+++ Records provided +++

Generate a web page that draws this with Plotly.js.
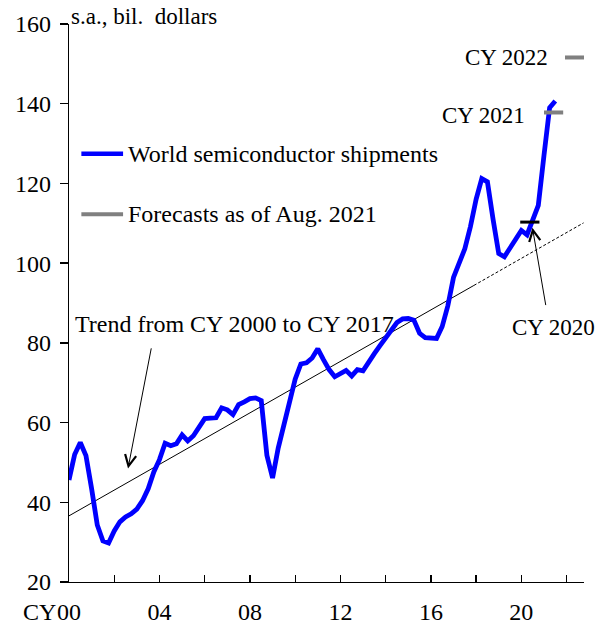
<!DOCTYPE html>
<html>
<head>
<meta charset="utf-8">
<script src="https://cdn.plot.ly/plotly-3.0.1.min.js"></script>
<style>html,body{margin:0;padding:0;background:#fff;}#chart{width:604px;height:626px;}</style>
</head>
<body>
<div id="chart"></div>
<script>
// ---- data ----
var startYear = 2000;           // first quarter plotted
var quarterStep = 0.25;
var shipments = [
  45.6, 52.0, 55.0, 51.7, 43.4, 34.3, 30.3, 29.8,
  32.8, 35.1, 36.3, 37.1, 38.3, 40.4, 43.4, 47.6,
  50.7, 54.8, 54.2, 54.7, 56.9, 55.4, 56.7, 58.7,
  61.0, 61.1, 61.2, 63.7, 63.2, 62.0, 64.5, 65.2,
  66.0, 66.2, 65.5, 51.8, 46.1, 53.6, 59.7, 66.0,
  70.9, 74.7, 75.0, 76.2, 78.5, 75.8, 73.3, 71.5,
  72.4, 73.1, 71.7, 73.3, 73.0, 75.3, 77.3, 79.3,
  81.3, 83.3, 85.1, 86.0, 86.1, 85.7, 82.4, 81.3,
  81.1, 81.1, 84.1, 89.3, 96.4, 100.4, 103.6, 109.2,
  116.0, 121.2, 120.4, 111.0, 102.4, 101.6, 103.7, 105.8,
  108.2, 107.1, 110.5, 114.5, 127.0, 139.0, 140.7
];
var trendX = [2000.0, 2017.9];
var trendY = [36.6, 94.4];
var trendExtX = [2017.9, 2022.75];
var trendExtY = [94.4, 110.1];
var cy2020X = [2019.95, 2020.8];
var cy2020Y = [110.3, 110.3];
var fc2021X = [2021.0, 2021.85];
var fc2021Y = [137.8, 137.8];
var fc2022X = [2021.93, 2022.85];
var fc2022Y = [151.6, 151.6];
var tickVals = [2000, 2002, 2004, 2006, 2008, 2010, 2012, 2014, 2016, 2018, 2020, 2022];
var tickText = ['00', '', '04', '', '08', '', '12', '', '16', '', '20', ''];
var yTicks = [20, 40, 60, 80, 100, 120, 140, 160];

var quarters = shipments.map(function (v, i) { return startYear + i * quarterStep; });

var FONT = 'Liberation Serif, Times New Roman, serif';

var traces = [
  {x: trendX, y: trendY, mode: 'lines', line: {color: '#000', width: 1}, hoverinfo: 'skip'},
  {x: trendExtX, y: trendExtY, mode: 'lines', line: {color: '#000', width: 1, dash: '3px,2px'}, hoverinfo: 'skip'},
  {x: quarters, y: shipments, mode: 'lines', name: 'World semiconductor shipments',
   line: {color: '#0000ff', width: 4.8}},
  {x: cy2020X, y: cy2020Y, mode: 'lines', line: {color: '#000', width: 3}},
  {x: fc2021X, y: fc2021Y, mode: 'lines', name: 'Forecasts as of Aug. 2021', line: {color: '#808080', width: 4}, cliponaxis: false},
  {x: fc2022X, y: fc2022Y, mode: 'lines', line: {color: '#808080', width: 4}, cliponaxis: false}
];

var txt = function (s, x, y, xa, size) {
  return {text: s, x: x, y: y, xref: 'x', yref: 'y', xanchor: xa, yanchor: 'middle',
          showarrow: false, font: {family: FONT, size: size || 24, color: '#000'}};
};

var layout = {
  width: 604, height: 626,
  margin: {l: 69, r: 20, t: 24, b: 44, pad: 0},
  paper_bgcolor: '#fff', plot_bgcolor: '#fff',
  showlegend: false,
  font: {family: FONT, size: 24, color: '#000'},
  xaxis: {
    range: [2000, 2022.77], tickmode: 'array', tickvals: tickVals, ticktext: tickText,
    ticks: 'inside', ticklen: 7, tickwidth: 1.3, tickcolor: '#000',
    showline: true, linecolor: '#000', linewidth: 1.3, showgrid: false, zeroline: false,
    tickfont: {family: FONT, size: 24, color: '#000'}, ticklabelstandoff: 8
  },
  yaxis: {
    range: [20, 160], tickmode: 'array', tickvals: yTicks,
    ticks: 'outside', ticklen: 8, tickwidth: 1.3, tickcolor: '#000',
    showline: true, linecolor: '#000', linewidth: 1.3, showgrid: false, zeroline: false,
    tickfont: {family: FONT, size: 24, color: '#000'}, ticklabelstandoff: 4
  },
  shapes: [
    {type: 'line', xref: 'paper', yref: 'paper', x0: 0.024, x1: 0.105, y0: 0.7675, y1: 0.7675,
     line: {color: '#0000ff', width: 4.5}},
    {type: 'line', xref: 'paper', yref: 'paper', x0: 0.024, x1: 0.105, y0: 0.659, y1: 0.659,
     line: {color: '#808080', width: 4}}
  ],
  annotations: [
    {text: 's.a., bil.  dollars', xref: 'paper', yref: 'paper', x: 0, y: 1, xanchor: 'left', yanchor: 'middle',
     yshift: 8, xshift: 0, showarrow: false, font: {family: FONT, size: 23, color: '#000'}},
    {text: 'CY', xref: 'paper', yref: 'paper', x: 0, y: 0, xanchor: 'right', yanchor: 'middle',
     xshift: -11, yshift: -30, showarrow: false, font: {family: FONT, size: 24, color: '#000'}},
    txt('World semiconductor shipments', 2002.52, 127.5, 'left'),
    txt('Forecasts as of Aug. 2021', 2002.52, 112.3, 'left'),
    txt('Trend from CY 2000 to CY 2017', 2007.3, 84.7, 'center'),
    txt('CY 2020', 2021.42, 83.8, 'center', 23),
    txt('CY 2021', 2020.27, 137.0, 'right', 23),
    txt('CY 2022', 2021.27, 151.5, 'right', 23),
    {text: '', x: 2002.61, y: 48.5, ax: 2003.65, ay: 79.0, xref: 'x', yref: 'y', axref: 'x', ayref: 'y',
     showarrow: true, arrowhead: 5, arrowsize: 2.2, arrowwidth: 1, arrowcolor: '#000', standoff: 0},
    {text: '', x: 2020.49, y: 108.9, ax: 2021.09, ay: 89.1, xref: 'x', yref: 'y', axref: 'x', ayref: 'y',
     showarrow: true, arrowhead: 5, arrowsize: 2.2, arrowwidth: 1, arrowcolor: '#000', standoff: 0}
  ]
};

Plotly.newPlot('chart', traces, layout, {staticPlot: true, displayModeBar: false});
</script>
</body>
</html>
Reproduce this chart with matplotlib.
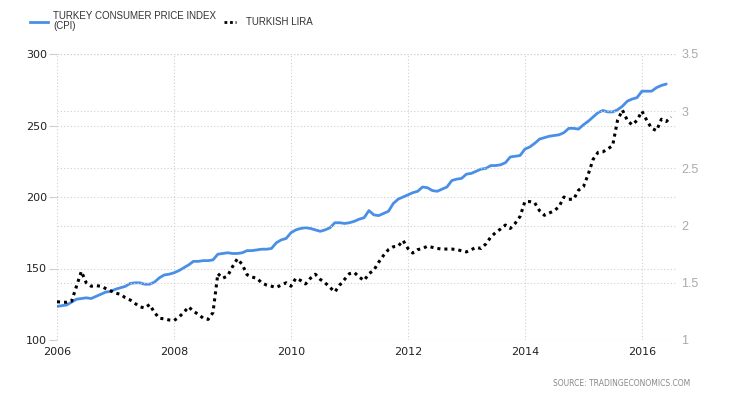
import numpy as np
import matplotlib
matplotlib.use("Agg")
import matplotlib.pyplot as plt
from matplotlib.lines import Line2D

# monthly values, Jan 2006 onwards
cpi = [
    123.5, 124, 124.5, 126.5, 128.5, 129, 129.5, 129, 130.5, 132, 133.5, 134,
    135.5, 136.5, 137.5, 139.5, 140, 140, 139, 139, 140.5, 143.5, 145.5, 146,
    147, 148.5, 150.5, 152.5, 155, 155, 155.5, 155.5, 156, 160, 160.5, 161,
    160.5, 160.5, 161, 162.5, 162.5, 163, 163.5, 163.5, 164, 168, 170, 171,
    175, 177, 178, 178.5, 178, 177, 176, 177, 178.5, 182, 182, 181.5,
    182, 183, 184.5, 185.5, 190.5, 187.5, 187, 188.5, 190, 195.5, 198.5, 200,
    201.5, 203, 204, 207, 206.5, 204.5, 204, 205.5, 207, 211.5, 212.5, 213,
    216, 216.5, 218, 219.5, 220, 222, 222, 222.5, 224, 228, 228.5, 229,
    233.5, 235, 237.5, 240.5, 241.5, 242.5, 243, 243.5, 245, 248, 248, 247.5,
    250.5, 253, 256, 259, 260.5, 259.5, 259.5, 261, 263.5, 267, 268.5, 269.5,
    274, 274, 274, 276.5, 278, 279,
]

lira = [
    1.335, 1.33, 1.33, 1.34, 1.47, 1.60, 1.50, 1.47, 1.475, 1.47, 1.45, 1.43,
    1.41, 1.40, 1.37, 1.35, 1.32, 1.29, 1.28, 1.31, 1.24, 1.19, 1.185, 1.175,
    1.17, 1.20, 1.24, 1.29, 1.25, 1.225, 1.19, 1.18, 1.24, 1.58, 1.54, 1.56,
    1.64, 1.71, 1.66, 1.57, 1.55, 1.54, 1.50, 1.48, 1.47, 1.46, 1.48, 1.50,
    1.47, 1.54, 1.52, 1.49, 1.54, 1.575, 1.53, 1.50, 1.46, 1.42, 1.48, 1.53,
    1.58, 1.59, 1.55, 1.52, 1.58, 1.61, 1.68, 1.74, 1.79, 1.815, 1.82, 1.87,
    1.80, 1.76, 1.79, 1.80, 1.82, 1.81, 1.80, 1.795, 1.795, 1.795, 1.79, 1.78,
    1.77, 1.79, 1.81, 1.80, 1.84, 1.90, 1.94, 1.97, 2.005, 1.975, 2.02, 2.08,
    2.21, 2.21, 2.20, 2.13, 2.09, 2.11, 2.13, 2.165, 2.25, 2.23, 2.23, 2.31,
    2.34, 2.45, 2.58, 2.64, 2.645, 2.67, 2.70, 2.92, 3.01, 2.92, 2.88, 2.92,
    3.00, 2.92, 2.85, 2.83, 2.93, 2.91, 2.95,
]

cpi_x = 2006 + np.arange(len(cpi)) / 12
lira_x = 2006 + np.arange(len(lira)) / 12

left_ticks = [100, 150, 200, 250, 300]
right_ticks = [1, 1.5, 2, 2.5, 3, 3.5]
right_labels = ["1", "1.5", "2", "2.5", "3", "3.5"]
year_ticks = [2006, 2008, 2010, 2012, 2014, 2016]

blue = "#4a8fe7"
grid_col = "#cfcfcf"

fig = plt.figure(figsize=(7.3, 4), dpi=100)
ax = fig.add_axes([57 / 730, 60 / 400, 620 / 730, 286 / 400])
ax2 = ax.twinx()

ax.plot(cpi_x, cpi, color=blue, lw=2, solid_capstyle="round", zorder=3)
ax2.plot(lira_x, lira, color="black", lw=2.2, linestyle=(0, (1, 1.3)),
         dash_capstyle="butt", zorder=3)

ax.set_xlim(2006, 2016.6)
ax.set_ylim(100, 300)
ax2.set_ylim(1, 3.5)

ax.set_xticks(year_ticks)
ax.set_xticklabels([str(y) for y in year_ticks])
ax.set_yticks(left_ticks)
ax2.set_yticks(right_ticks)
ax2.set_yticklabels(right_labels)

for a in (ax, ax2):
    for s in a.spines.values():
        s.set_visible(False)

ax.grid(True, axis="both", color=grid_col, linestyle=(0, (1, 2)), lw=0.8)
ax2.grid(True, axis="y", color=grid_col, linestyle=(0, (1, 2)), lw=0.8)
ax.set_axisbelow(True)

ax.tick_params(axis="y", length=6, color=grid_col, pad=1, labelsize=8,
               labelcolor="#222222")
ax.tick_params(axis="x", length=0, pad=5, labelsize=8, labelcolor="#222222")
ax2.tick_params(axis="y", length=0, pad=3, labelsize=9, labelcolor="#aaaaaa")
for lbl in ax.get_yticklabels() + ax.get_xticklabels():
    lbl.set_family("DejaVu Sans")
for lbl in ax2.get_yticklabels():
    lbl.set_family("Liberation Sans")

# legend drawn in figure coords
fig.add_artist(Line2D([30 / 730, 48 / 730], [1 - 22 / 400, 1 - 22 / 400],
                      color=blue, lw=2))
fig.text(53 / 730, 1 - 21 / 400, "TURKEY CONSUMER PRICE INDEX\n(CPI)",
         fontsize=7, color="#333333", family="Liberation Sans",
         va="center", ha="left", linespacing=1.1)
fig.add_artist(Line2D([224 / 730, 236 / 730], [1 - 22 / 400, 1 - 22 / 400],
                      color="black", lw=2, linestyle=(0, (1, 1))))
fig.text(246 / 730, 1 - 22 / 400, "TURKISH LIRA", fontsize=7, color="#333333",
         family="Liberation Sans", va="center", ha="left")

fig.text(690 / 730, 1 - 383 / 400, "SOURCE: TRADINGECONOMICS.COM", fontsize=5.5,
         color="#888888", family="DejaVu Sans", ha="right", va="center")

fig.savefig("out.png", dpi=100)
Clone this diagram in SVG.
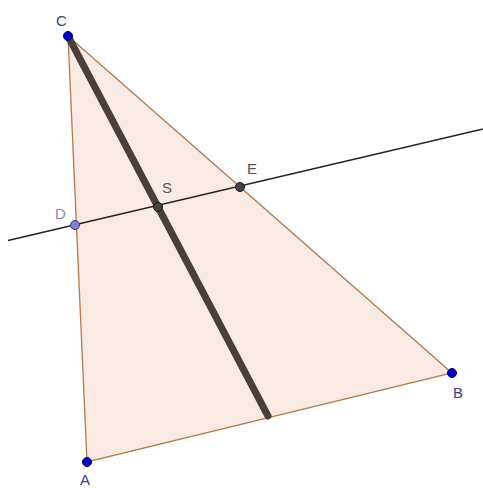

+++

## To do
Starting at the first line of the material, output exactly the lines up to and including the one with "var FONT = 'Liberation". Do not include the pictures.

## Correct response
Generate a web page that draws this with Plotly.js.
<!DOCTYPE html>
<html>
<head>
<meta charset="utf-8">
<script src="https://cdn.plot.ly/plotly-3.0.1.min.js"></script>
<style>html,body{margin:0;padding:0;background:#fff;}#chart{width:604px;height:626px;}</style>
</head>
<body>
<div id="chart"></div>
<script>
// ---- data ----
var startYear = 2000;           // first quarter plotted
var quarterStep = 0.25;
var shipments = [
  45.6, 52.0, 55.0, 51.7, 43.4, 34.3, 30.3, 29.8,
  32.8, 35.1, 36.3, 37.1, 38.3, 40.4, 43.4, 47.6,
  50.7, 54.8, 54.2, 54.7, 56.9, 55.4, 56.7, 58.7,
  61.0, 61.1, 61.2, 63.7, 63.2, 62.0, 64.5, 65.2,
  66.0, 66.2, 65.5, 51.8, 46.1, 53.6, 59.7, 66.0,
  70.9, 74.7, 75.0, 76.2, 78.5, 75.8, 73.3, 71.5,
  72.4, 73.1, 71.7, 73.3, 73.0, 75.3, 77.3, 79.3,
  81.3, 83.3, 85.1, 86.0, 86.1, 85.7, 82.4, 81.3,
  81.1, 81.1, 84.1, 89.3, 96.4, 100.4, 103.6, 109.2,
  116.0, 121.2, 120.4, 111.0, 102.4, 101.6, 103.7, 105.8,
  108.2, 107.1, 110.5, 114.5, 127.0, 139.0, 140.7
];
var trendX = [2000.0, 2017.9];
var trendY = [36.6, 94.4];
var trendExtX = [2017.9, 2022.75];
var trendExtY = [94.4, 110.1];
var cy2020X = [2019.95, 2020.8];
var cy2020Y = [110.3, 110.3];
var fc2021X = [2021.0, 2021.85];
var fc2021Y = [137.8, 137.8];
var fc2022X = [2021.93, 2022.85];
var fc2022Y = [151.6, 151.6];
var tickVals = [2000, 2002, 2004, 2006, 2008, 2010, 2012, 2014, 2016, 2018, 2020, 2022];
var tickText = ['00', '', '04', '', '08', '', '12', '', '16', '', '20', ''];
var yTicks = [20, 40, 60, 80, 100, 120, 140, 160];

var quarters = shipments.map(function (v, i) { return startYear + i * quarterStep; });

var FONT = 'Liberation Serif, Times New Roman, serif';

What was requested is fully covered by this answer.